Pictures in the data should be dropped; transcribe exactly the lines from the one that has "Write the React, TypeScript" through the one that has "const bandLeft = (i) => p.left + i * catW;".

-- start --

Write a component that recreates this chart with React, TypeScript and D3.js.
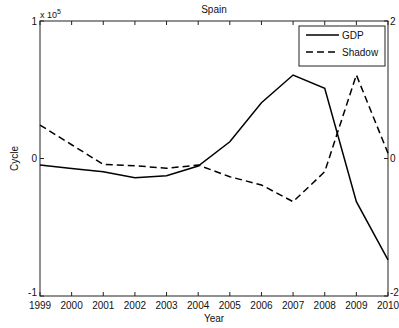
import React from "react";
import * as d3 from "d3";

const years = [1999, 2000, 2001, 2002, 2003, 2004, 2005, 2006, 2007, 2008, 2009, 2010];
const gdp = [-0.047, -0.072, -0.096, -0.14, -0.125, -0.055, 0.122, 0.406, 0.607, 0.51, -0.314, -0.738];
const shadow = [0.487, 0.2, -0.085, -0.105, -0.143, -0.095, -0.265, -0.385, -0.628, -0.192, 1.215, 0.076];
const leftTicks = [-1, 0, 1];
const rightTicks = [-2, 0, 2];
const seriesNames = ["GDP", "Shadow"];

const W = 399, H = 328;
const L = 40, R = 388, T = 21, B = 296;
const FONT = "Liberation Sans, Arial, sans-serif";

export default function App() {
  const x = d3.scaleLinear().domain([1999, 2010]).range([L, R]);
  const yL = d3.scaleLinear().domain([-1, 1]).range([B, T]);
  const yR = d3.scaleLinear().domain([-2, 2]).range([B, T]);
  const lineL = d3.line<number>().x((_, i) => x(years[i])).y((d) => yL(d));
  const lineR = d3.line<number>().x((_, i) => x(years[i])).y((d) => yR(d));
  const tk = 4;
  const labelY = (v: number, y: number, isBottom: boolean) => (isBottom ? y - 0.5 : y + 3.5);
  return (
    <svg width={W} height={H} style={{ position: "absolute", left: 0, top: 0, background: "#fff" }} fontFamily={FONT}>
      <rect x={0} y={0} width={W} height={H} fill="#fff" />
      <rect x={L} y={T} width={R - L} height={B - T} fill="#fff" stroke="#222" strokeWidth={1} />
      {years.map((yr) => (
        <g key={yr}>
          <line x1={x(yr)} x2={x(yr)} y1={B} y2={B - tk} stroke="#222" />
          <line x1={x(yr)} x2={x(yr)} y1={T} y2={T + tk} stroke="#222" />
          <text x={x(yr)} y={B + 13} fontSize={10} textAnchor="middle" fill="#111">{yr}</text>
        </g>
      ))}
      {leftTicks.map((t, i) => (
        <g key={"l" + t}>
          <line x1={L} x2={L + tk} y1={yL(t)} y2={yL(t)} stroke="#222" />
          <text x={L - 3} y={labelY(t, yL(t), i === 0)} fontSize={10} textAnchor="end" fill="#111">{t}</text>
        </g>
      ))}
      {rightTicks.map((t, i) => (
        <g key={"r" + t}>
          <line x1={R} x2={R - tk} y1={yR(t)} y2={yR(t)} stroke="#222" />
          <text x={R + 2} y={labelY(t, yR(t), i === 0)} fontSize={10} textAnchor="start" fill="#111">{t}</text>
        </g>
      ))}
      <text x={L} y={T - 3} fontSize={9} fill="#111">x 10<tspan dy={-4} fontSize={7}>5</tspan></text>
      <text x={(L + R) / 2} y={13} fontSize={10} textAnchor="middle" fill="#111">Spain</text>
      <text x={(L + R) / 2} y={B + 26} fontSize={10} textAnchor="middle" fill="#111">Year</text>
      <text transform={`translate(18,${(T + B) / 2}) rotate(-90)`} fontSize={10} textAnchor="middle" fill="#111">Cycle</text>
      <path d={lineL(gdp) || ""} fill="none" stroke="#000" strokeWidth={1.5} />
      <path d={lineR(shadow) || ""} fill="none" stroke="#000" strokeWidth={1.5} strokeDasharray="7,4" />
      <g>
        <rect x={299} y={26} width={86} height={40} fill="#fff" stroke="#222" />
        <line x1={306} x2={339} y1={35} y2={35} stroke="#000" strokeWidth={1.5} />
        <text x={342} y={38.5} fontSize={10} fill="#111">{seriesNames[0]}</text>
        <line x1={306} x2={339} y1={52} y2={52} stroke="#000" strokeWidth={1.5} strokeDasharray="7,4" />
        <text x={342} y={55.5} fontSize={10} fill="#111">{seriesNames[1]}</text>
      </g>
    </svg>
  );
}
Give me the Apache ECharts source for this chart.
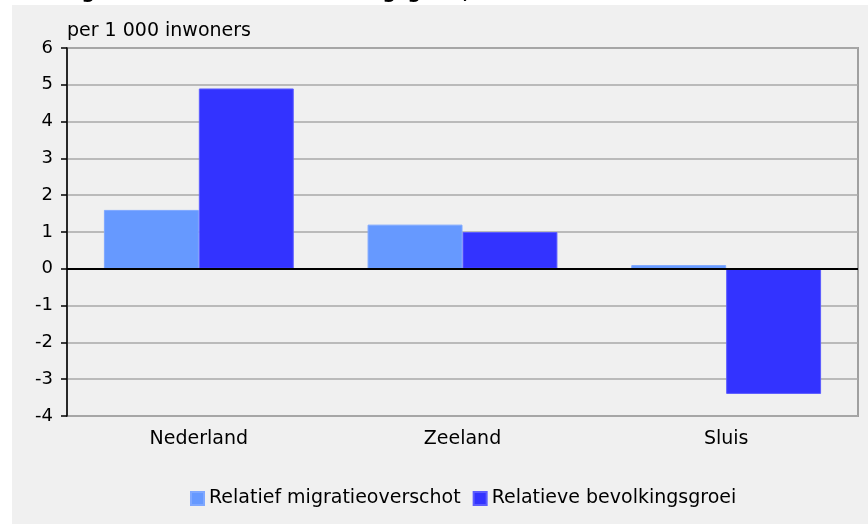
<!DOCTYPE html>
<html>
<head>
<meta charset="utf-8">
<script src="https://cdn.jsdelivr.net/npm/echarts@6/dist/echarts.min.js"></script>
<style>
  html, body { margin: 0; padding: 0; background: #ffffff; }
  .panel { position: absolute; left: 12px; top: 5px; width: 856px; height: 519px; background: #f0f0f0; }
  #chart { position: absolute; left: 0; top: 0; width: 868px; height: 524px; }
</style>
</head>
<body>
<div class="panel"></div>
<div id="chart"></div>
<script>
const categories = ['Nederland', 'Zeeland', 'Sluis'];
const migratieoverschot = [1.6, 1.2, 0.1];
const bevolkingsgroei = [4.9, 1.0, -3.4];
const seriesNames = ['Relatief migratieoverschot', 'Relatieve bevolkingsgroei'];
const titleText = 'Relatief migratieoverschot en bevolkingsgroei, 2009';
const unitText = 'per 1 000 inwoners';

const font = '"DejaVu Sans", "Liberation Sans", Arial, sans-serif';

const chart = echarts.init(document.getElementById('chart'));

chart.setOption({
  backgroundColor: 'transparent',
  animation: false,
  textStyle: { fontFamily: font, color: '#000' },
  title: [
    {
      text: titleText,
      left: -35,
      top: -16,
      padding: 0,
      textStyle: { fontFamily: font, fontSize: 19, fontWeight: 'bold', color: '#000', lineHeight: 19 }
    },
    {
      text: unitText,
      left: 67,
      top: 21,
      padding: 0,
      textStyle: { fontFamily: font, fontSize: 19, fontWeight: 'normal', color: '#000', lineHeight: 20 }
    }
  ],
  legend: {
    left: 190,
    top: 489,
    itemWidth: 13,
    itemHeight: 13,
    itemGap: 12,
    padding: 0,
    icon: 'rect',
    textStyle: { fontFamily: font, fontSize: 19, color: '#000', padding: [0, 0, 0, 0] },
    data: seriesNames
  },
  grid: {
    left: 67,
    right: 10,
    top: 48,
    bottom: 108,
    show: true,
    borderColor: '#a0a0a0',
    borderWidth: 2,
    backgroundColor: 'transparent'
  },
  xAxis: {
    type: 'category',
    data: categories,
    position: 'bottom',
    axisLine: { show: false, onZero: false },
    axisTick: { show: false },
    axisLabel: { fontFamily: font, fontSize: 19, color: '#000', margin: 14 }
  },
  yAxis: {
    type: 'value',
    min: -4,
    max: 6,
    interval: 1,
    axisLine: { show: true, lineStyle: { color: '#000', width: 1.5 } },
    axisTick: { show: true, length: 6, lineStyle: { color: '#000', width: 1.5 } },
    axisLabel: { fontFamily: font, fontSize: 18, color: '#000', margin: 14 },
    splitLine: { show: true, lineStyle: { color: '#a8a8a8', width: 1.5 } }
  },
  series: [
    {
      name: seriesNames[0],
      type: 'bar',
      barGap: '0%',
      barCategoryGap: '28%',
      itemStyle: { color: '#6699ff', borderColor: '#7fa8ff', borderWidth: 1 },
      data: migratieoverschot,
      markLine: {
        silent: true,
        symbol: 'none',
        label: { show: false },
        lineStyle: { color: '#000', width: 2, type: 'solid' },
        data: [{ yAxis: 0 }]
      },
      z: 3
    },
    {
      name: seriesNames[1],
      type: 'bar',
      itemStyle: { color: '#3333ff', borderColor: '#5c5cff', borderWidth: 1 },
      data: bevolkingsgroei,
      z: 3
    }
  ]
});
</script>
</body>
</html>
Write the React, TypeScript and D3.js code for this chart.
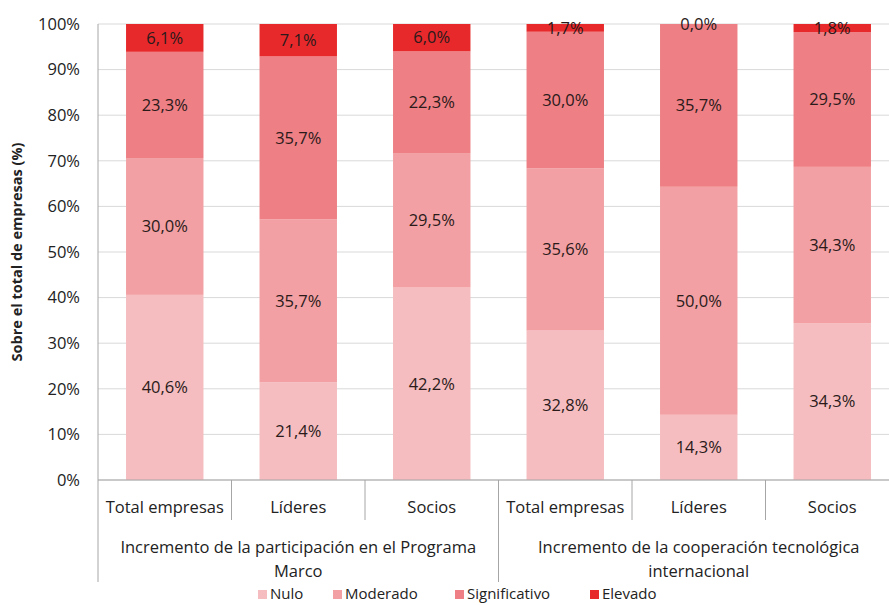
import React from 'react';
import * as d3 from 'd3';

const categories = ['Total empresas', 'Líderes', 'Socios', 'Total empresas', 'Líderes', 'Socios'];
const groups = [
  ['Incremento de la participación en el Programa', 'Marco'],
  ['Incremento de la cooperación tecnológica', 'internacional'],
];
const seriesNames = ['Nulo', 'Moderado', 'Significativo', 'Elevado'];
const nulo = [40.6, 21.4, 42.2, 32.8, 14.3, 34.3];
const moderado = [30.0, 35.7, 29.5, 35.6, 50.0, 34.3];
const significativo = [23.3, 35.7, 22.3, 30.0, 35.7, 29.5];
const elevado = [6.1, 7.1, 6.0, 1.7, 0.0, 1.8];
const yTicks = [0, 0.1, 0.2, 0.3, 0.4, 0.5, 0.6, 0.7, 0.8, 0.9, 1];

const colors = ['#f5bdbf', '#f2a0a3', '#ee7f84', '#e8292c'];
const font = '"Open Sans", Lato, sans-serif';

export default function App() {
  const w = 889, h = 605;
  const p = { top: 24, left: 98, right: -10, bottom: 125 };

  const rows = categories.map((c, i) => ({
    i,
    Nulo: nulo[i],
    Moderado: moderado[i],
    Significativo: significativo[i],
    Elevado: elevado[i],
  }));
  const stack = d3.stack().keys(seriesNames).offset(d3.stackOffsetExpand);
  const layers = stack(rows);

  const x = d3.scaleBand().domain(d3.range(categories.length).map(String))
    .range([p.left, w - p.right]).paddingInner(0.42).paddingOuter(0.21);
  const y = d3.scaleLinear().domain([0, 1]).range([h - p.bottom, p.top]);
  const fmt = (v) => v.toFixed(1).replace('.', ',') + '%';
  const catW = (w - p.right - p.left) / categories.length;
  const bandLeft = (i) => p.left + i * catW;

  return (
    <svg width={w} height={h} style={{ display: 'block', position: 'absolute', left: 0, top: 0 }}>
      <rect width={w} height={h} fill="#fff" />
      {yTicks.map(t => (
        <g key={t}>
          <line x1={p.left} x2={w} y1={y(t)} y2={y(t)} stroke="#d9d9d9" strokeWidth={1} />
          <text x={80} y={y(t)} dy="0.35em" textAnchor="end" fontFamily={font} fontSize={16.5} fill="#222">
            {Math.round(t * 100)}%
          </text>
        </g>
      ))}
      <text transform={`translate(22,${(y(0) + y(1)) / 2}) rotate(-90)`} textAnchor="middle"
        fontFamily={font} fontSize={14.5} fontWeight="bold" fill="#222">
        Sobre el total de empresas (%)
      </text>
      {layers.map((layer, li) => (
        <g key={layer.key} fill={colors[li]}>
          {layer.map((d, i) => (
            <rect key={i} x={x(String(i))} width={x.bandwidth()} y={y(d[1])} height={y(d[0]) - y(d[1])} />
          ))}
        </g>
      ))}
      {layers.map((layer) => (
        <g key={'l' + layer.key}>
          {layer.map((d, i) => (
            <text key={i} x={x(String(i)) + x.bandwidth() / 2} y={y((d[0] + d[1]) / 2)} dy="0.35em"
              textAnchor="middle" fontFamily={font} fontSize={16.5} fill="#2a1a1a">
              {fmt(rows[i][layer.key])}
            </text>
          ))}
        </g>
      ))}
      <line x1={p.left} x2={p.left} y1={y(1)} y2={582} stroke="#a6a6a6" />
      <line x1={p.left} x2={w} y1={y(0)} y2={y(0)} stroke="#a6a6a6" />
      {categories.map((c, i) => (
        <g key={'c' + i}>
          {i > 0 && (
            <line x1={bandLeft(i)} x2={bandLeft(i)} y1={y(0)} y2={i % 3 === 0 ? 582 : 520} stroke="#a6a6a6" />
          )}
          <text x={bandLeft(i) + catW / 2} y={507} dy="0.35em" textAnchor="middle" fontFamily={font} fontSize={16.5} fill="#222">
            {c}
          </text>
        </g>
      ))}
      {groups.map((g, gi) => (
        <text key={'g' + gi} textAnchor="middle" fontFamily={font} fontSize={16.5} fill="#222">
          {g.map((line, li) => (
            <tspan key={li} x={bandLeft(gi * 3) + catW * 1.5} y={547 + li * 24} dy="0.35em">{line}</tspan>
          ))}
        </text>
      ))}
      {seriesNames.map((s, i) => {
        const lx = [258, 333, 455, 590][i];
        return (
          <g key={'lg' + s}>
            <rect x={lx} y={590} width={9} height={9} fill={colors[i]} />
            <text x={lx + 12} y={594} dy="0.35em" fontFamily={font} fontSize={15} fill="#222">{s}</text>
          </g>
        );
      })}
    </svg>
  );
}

-- end --

## TASK ANSWER
Write the React, TypeScript and D3.js code for this chart.
import React from 'react';
import * as d3 from 'd3';

const categories = ['Total empresas', 'Líderes', 'Socios', 'Total empresas', 'Líderes', 'Socios'];
const groups = [
  ['Incremento de la participación en el Programa', 'Marco'],
  ['Incremento de la cooperación tecnológica', 'internacional'],
];
const seriesNames = ['Nulo', 'Moderado', 'Significativo', 'Elevado'];
const nulo = [40.6, 21.4, 42.2, 32.8, 14.3, 34.3];
const moderado = [30.0, 35.7, 29.5, 35.6, 50.0, 34.3];
const significativo = [23.3, 35.7, 22.3, 30.0, 35.7, 29.5];
const elevado = [6.1, 7.1, 6.0, 1.7, 0.0, 1.8];
const yTicks = [0, 0.1, 0.2, 0.3, 0.4, 0.5, 0.6, 0.7, 0.8, 0.9, 1];

const colors = ['#f5bdbf', '#f2a0a3', '#ee7f84', '#e8292c'];
const font = '"Open Sans", Lato, sans-serif';

export default function App() {
  const w = 889, h = 605;
  const p = { top: 24, left: 98, right: -10, bottom: 125 };

  const rows = categories.map((c, i) => ({
    i,
    Nulo: nulo[i],
    Moderado: moderado[i],
    Significativo: significativo[i],
    Elevado: elevado[i],
  }));
  const stack = d3.stack().keys(seriesNames).offset(d3.stackOffsetExpand);
  const layers = stack(rows);

  const x = d3.scaleBand().domain(d3.range(categories.length).map(String))
    .range([p.left, w - p.right]).paddingInner(0.42).paddingOuter(0.21);
  const y = d3.scaleLinear().domain([0, 1]).range([h - p.bottom, p.top]);
  const fmt = (v) => v.toFixed(1).replace('.', ',') + '%';
  const catW = (w - p.right - p.left) / categories.length;
  const bandLeft = (i) => p.left + i * catW;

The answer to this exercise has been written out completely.